> _Directions_
Only the lines from the start of the data through the line with "(xlab) at (10.92,-0.98)" belong in the copy. Restate them word for word, minus the pictures.

(Data listing)

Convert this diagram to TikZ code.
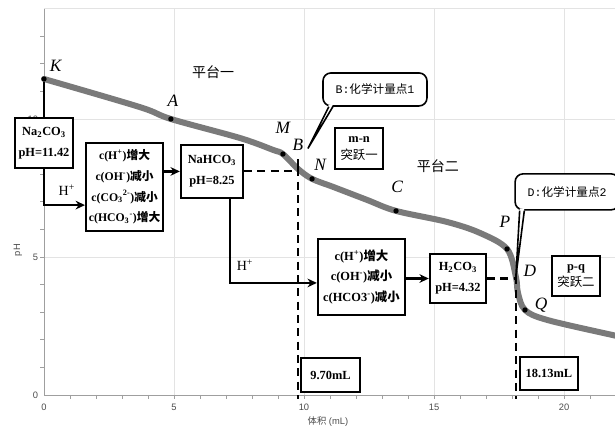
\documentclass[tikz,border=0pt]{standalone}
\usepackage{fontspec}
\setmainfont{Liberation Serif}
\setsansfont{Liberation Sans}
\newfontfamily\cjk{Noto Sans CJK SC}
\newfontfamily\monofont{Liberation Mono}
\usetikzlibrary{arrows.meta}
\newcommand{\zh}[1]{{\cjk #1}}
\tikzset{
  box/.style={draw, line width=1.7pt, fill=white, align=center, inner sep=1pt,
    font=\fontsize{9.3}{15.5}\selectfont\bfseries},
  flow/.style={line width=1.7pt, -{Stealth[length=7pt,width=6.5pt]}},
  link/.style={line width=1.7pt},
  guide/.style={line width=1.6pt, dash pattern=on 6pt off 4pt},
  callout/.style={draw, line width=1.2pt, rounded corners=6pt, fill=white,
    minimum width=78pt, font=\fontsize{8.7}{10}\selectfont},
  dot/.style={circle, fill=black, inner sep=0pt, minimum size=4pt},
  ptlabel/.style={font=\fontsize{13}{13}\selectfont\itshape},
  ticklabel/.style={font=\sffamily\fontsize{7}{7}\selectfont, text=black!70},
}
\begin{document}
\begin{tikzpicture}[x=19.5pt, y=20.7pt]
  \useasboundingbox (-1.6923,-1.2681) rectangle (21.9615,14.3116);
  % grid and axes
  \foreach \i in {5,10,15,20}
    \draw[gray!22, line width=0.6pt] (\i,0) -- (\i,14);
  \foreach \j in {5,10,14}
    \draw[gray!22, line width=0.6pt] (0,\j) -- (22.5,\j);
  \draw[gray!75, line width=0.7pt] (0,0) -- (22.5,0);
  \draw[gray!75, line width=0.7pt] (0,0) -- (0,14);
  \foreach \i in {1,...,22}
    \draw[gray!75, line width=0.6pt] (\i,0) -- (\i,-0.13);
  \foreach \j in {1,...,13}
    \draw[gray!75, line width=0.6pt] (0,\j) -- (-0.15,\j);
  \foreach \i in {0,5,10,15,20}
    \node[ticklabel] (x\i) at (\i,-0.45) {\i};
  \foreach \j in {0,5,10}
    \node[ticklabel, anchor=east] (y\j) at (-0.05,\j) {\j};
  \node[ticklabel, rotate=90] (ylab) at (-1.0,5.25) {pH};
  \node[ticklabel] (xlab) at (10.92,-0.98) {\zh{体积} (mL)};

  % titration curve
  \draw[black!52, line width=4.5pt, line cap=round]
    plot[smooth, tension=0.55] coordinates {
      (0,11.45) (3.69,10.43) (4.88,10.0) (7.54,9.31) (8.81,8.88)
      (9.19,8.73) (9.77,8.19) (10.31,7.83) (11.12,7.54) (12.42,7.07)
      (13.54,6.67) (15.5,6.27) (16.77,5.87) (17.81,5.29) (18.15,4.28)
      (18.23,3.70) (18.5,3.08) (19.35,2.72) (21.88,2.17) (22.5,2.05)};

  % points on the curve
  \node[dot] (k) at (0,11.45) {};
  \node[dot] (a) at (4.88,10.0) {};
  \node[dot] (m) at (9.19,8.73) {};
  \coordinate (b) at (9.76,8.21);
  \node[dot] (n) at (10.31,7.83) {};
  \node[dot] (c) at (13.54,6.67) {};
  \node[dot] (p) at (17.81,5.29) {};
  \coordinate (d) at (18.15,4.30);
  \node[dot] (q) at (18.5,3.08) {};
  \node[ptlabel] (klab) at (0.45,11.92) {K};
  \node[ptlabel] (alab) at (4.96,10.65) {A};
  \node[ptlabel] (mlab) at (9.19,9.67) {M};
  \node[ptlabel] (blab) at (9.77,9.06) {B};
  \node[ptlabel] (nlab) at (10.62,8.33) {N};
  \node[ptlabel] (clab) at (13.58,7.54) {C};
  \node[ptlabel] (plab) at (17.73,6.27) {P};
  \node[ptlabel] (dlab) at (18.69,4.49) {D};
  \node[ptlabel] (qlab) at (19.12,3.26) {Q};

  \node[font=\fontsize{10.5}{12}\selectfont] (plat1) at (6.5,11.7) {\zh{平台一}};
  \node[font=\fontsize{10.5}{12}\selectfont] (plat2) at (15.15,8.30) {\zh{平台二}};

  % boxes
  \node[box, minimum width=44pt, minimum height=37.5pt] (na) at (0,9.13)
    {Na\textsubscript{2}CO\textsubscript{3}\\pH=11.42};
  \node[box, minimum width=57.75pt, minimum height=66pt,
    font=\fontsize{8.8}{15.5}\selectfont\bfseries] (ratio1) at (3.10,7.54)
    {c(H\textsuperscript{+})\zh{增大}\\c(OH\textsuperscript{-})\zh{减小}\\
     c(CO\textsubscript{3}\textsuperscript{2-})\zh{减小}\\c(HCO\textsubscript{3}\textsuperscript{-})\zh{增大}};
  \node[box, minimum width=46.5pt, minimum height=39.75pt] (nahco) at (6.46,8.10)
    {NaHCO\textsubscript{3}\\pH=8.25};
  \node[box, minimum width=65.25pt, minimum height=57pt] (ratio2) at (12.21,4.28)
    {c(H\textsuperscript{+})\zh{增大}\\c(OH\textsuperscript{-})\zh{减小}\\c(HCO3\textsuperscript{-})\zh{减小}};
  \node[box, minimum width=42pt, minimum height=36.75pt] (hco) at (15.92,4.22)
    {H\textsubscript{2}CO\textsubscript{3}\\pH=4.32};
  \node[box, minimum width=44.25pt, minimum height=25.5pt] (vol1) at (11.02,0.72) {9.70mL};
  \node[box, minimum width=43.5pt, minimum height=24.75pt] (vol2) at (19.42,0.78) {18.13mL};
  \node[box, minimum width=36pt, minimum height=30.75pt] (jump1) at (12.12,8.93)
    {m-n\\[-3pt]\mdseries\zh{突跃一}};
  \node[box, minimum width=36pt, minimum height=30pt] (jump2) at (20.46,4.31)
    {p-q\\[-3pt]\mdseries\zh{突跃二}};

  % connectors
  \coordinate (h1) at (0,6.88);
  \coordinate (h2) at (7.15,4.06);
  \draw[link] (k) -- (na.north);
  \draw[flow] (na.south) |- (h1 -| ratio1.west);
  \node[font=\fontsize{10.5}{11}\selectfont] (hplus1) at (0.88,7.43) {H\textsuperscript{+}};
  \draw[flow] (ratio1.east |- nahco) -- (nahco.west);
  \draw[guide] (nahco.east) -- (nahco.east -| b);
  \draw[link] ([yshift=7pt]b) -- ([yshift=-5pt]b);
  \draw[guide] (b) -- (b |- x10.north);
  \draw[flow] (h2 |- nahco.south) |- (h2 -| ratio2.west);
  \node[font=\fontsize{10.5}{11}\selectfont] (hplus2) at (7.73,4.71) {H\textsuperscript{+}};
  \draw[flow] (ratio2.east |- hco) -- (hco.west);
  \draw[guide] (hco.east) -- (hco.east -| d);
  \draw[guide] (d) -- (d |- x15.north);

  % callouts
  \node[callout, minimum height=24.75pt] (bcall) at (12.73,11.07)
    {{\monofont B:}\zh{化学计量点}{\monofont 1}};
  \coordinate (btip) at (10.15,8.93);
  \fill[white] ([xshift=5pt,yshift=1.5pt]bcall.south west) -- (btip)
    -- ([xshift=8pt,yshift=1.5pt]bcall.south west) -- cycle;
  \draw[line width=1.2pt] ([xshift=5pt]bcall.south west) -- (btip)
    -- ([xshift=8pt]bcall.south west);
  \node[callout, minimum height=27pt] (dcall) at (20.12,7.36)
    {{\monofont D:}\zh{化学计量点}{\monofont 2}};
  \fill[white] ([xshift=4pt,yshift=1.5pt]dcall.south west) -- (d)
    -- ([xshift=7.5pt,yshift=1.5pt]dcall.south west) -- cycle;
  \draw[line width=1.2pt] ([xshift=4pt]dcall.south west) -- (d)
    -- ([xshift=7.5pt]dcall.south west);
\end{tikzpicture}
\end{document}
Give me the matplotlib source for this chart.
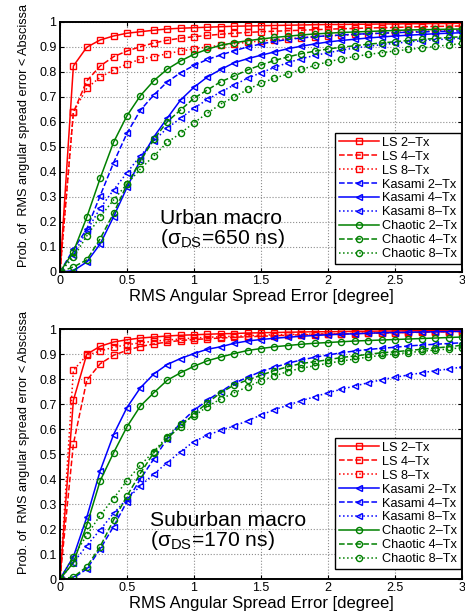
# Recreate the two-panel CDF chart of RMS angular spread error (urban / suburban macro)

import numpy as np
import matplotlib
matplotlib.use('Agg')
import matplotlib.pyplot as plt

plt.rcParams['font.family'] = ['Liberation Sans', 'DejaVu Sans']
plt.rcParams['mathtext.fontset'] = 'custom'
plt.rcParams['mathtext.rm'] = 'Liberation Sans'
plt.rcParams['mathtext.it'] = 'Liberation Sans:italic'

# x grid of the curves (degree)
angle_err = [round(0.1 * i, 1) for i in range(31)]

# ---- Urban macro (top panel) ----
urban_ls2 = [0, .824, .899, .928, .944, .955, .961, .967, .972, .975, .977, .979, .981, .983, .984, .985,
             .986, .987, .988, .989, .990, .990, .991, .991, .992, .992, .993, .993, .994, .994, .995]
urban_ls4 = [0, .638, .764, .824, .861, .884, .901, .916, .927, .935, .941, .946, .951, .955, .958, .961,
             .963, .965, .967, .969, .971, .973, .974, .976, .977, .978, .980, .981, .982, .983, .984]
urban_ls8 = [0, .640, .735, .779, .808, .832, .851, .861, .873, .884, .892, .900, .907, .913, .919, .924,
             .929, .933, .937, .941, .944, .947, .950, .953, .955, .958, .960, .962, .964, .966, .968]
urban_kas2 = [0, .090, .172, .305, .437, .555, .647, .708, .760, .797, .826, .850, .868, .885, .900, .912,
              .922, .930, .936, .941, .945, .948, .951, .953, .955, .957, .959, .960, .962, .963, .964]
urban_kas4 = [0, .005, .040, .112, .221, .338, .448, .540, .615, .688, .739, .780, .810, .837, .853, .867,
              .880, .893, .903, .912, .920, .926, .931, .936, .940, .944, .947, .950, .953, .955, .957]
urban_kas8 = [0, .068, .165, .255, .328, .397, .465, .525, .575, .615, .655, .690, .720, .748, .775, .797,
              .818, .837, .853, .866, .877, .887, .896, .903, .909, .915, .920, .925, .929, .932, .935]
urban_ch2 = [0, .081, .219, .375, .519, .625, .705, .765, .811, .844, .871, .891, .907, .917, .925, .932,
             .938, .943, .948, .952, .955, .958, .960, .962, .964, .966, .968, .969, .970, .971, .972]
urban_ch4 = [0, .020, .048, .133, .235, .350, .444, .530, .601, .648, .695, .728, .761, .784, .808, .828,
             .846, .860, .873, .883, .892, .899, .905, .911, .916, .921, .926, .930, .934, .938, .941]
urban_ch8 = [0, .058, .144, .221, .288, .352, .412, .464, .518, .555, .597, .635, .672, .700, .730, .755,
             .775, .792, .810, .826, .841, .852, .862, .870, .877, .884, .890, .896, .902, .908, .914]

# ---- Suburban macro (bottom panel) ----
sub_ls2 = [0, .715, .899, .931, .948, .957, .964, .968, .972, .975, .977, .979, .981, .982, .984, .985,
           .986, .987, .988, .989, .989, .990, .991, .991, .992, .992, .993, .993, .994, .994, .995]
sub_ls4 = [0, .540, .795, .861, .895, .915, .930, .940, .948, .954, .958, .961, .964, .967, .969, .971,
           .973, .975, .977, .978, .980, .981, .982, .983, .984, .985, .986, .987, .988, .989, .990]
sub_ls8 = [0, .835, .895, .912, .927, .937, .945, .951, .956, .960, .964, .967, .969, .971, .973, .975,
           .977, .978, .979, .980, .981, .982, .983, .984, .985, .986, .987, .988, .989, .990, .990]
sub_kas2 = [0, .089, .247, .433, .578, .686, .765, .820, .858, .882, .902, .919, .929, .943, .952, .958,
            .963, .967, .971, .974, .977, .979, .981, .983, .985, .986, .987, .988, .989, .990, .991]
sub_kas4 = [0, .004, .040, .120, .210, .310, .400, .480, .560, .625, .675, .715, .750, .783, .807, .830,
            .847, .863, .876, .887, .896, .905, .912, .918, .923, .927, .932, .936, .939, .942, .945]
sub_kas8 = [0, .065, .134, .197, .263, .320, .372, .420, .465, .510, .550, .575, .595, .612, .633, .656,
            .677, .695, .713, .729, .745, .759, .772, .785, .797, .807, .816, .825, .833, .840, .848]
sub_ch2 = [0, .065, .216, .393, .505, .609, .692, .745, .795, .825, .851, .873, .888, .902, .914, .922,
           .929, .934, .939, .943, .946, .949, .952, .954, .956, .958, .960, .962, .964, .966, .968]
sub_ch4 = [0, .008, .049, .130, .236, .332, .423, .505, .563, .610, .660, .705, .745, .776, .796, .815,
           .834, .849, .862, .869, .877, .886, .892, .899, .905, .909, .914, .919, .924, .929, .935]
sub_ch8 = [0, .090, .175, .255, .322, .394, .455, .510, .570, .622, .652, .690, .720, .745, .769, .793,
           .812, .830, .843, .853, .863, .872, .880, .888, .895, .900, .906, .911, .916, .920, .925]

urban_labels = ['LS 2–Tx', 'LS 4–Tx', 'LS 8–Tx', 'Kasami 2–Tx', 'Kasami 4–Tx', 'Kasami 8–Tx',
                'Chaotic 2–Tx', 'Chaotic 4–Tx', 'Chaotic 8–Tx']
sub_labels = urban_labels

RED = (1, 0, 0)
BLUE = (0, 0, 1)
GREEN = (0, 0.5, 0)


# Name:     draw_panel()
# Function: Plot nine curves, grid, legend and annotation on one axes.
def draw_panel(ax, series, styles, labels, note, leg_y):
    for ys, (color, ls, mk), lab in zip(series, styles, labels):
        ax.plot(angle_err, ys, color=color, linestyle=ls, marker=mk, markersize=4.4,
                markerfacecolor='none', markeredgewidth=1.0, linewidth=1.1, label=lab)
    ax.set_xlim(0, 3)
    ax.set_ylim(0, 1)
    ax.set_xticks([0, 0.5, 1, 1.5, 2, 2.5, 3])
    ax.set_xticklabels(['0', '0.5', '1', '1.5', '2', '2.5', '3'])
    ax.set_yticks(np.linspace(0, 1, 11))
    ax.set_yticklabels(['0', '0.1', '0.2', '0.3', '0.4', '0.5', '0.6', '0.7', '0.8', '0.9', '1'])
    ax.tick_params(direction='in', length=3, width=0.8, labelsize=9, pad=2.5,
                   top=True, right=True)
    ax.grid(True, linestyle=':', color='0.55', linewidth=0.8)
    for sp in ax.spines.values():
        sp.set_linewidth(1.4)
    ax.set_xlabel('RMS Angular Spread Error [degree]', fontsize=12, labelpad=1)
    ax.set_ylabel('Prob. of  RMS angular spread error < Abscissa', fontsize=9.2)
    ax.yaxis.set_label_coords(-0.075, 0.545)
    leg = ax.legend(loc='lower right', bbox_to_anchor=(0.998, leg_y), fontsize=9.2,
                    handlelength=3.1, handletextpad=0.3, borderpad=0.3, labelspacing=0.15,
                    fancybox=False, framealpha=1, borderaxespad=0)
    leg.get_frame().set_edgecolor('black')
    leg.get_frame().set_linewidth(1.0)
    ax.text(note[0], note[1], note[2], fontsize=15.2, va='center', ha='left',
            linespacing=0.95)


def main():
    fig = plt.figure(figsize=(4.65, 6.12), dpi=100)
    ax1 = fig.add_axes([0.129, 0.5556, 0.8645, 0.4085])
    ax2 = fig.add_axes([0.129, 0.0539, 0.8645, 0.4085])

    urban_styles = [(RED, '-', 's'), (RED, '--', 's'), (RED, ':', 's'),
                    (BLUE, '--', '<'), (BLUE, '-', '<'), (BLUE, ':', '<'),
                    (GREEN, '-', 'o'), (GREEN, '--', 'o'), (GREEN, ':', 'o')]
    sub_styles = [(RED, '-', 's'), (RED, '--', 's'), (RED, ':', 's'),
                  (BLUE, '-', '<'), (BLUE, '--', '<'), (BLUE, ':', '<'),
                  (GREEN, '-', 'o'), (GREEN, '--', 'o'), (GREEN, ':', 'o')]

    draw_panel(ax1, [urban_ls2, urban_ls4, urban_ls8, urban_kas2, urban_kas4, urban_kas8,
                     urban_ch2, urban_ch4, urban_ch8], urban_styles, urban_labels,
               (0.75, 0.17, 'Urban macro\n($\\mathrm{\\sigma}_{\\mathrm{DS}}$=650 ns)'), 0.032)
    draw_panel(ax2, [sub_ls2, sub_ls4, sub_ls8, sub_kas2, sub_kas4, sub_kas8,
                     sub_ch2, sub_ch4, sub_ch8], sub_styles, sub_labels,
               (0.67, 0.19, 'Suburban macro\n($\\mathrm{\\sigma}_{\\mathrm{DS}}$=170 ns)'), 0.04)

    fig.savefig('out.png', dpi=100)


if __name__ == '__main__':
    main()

> _The output_
Convert this diagram to TikZ code.
\documentclass[tikz,border=0pt]{standalone}
\usepackage{fontspec}
\setmainfont{Liberation Serif}
\setsansfont{Liberation Sans}
\newfontfamily\cjk{Noto Sans CJK SC}
\newfontfamily\monofont{Liberation Mono}
\usetikzlibrary{arrows.meta}
\newcommand{\zh}[1]{{\cjk #1}}
\tikzset{
  box/.style={draw, line width=1.7pt, fill=white, align=center, inner sep=1pt,
    font=\fontsize{9.3}{15.5}\selectfont\bfseries},
  flow/.style={line width=1.7pt, -{Stealth[length=7pt,width=6.5pt]}},
  link/.style={line width=1.7pt},
  guide/.style={line width=1.6pt, dash pattern=on 6pt off 4pt},
  callout/.style={draw, line width=1.2pt, rounded corners=6pt, fill=white,
    minimum width=78pt, font=\fontsize{8.7}{10}\selectfont},
  dot/.style={circle, fill=black, inner sep=0pt, minimum size=4pt},
  ptlabel/.style={font=\fontsize{13}{13}\selectfont\itshape},
  ticklabel/.style={font=\sffamily\fontsize{7}{7}\selectfont, text=black!70},
}
\begin{document}
\begin{tikzpicture}[x=19.5pt, y=20.7pt]
  \useasboundingbox (-1.6923,-1.2681) rectangle (21.9615,14.3116);
  % grid and axes
  \foreach \i in {5,10,15,20}
    \draw[gray!22, line width=0.6pt] (\i,0) -- (\i,14);
  \foreach \j in {5,10,14}
    \draw[gray!22, line width=0.6pt] (0,\j) -- (22.5,\j);
  \draw[gray!75, line width=0.7pt] (0,0) -- (22.5,0);
  \draw[gray!75, line width=0.7pt] (0,0) -- (0,14);
  \foreach \i in {1,...,22}
    \draw[gray!75, line width=0.6pt] (\i,0) -- (\i,-0.13);
  \foreach \j in {1,...,13}
    \draw[gray!75, line width=0.6pt] (0,\j) -- (-0.15,\j);
  \foreach \i in {0,5,10,15,20}
    \node[ticklabel] (x\i) at (\i,-0.45) {\i};
  \foreach \j in {0,5,10}
    \node[ticklabel, anchor=east] (y\j) at (-0.05,\j) {\j};
  \node[ticklabel, rotate=90] (ylab) at (-1.0,5.25) {pH};
  \node[ticklabel] (xlab) at (10.92,-0.98) {\zh{体积} (mL)};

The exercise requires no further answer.